Up at the top there’s a trail to go on with several viewpoints looking over Lake Nicaragua, and the landscapes on offer are particularly impressive, so La Miri didn’t hit me as she’d threatened to do so in the case of it not being worth the climb. We also came across a couple of caves, steam holes from which volcanic vapour was emanating and observed a bunch of spider monkeys who were in no way spooked by our presence.
The walk back down wasn’t as tough as going up, obviously, and we made it to the main road just before sundown. A few tuc-tuc drivers tried telling us that there were no more buses, that they weren’t going to come for hours, that they didn’t stop close by and things of that ilk, but being aware of their propensity to lie about public transport, we waited for the bus which duly came within 10 minutes.

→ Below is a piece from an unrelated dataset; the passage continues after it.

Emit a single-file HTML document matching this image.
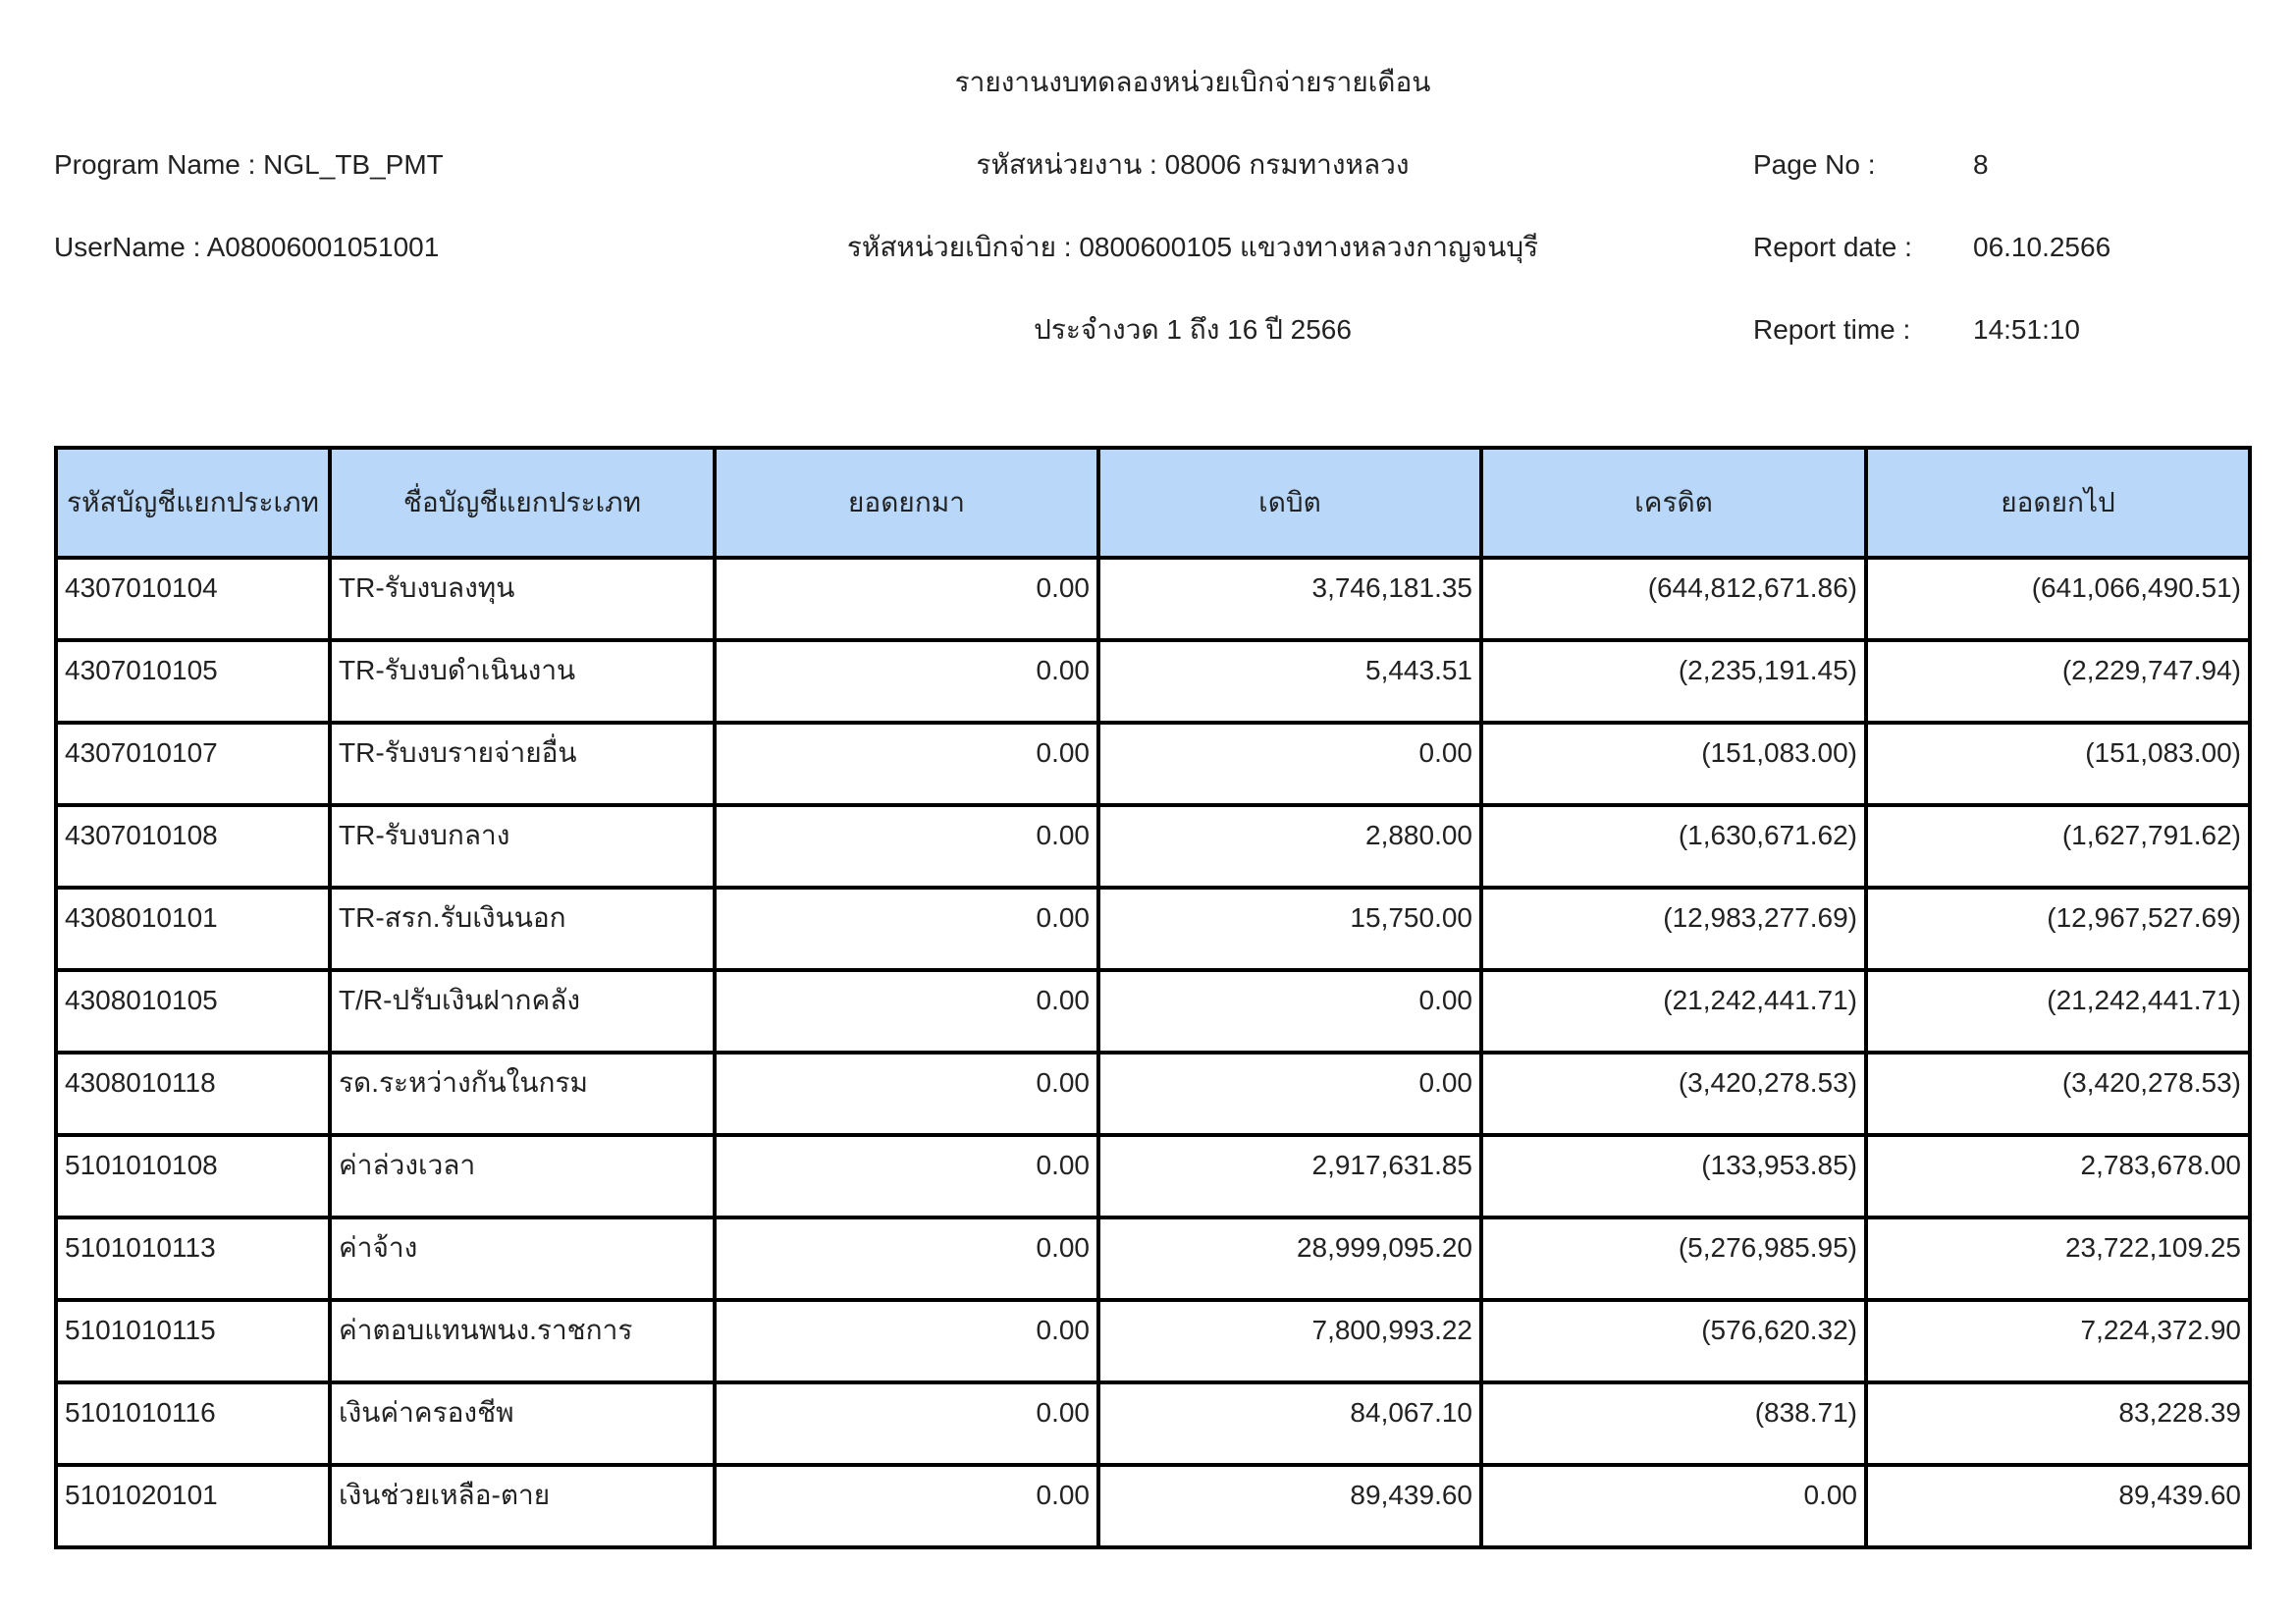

Later that evening La Miri and I went out with Jordi, who’d spent the previous night at the resort overlooking the lake, and went to an enclosed square with a few restaurants away from Gringo Central. A waiter gave us a ‘special discount’ so we’d eat at his place and he was very nice to us, which countered our eating experience from the previous night. I had a tasty chicken and rice dish for about 4 or 5 USD, and we tipped him generously for his good-naturedness.
As I was running out of days, the next morning I decided to head to Leon, though it would entail a 6am start and a combination of local buses. I persuaded La Miri along for the ride.
Granada had been interesting, though I wasn’t such a huge fan of the city itself. Charming and different it is on the surface, but the nocturnal unease on the streets wasn’t too smart, and due to the large amount of tourists there, many locals look to squeeze as much money as they can out of them for everything they sell. However, the views provided from atop Mombacho were splendid, as was the trip out to Laguna de Apoyo. From Granada, one can also head out to Masaya, a town with a strong folkloric culture, several festivals and another volcano hike which includes bathing in the crater.
Nicaragua was continuing to show off its natural beauty, and in Leon I’d meet an ex-guerilla and skateboard down a volcano.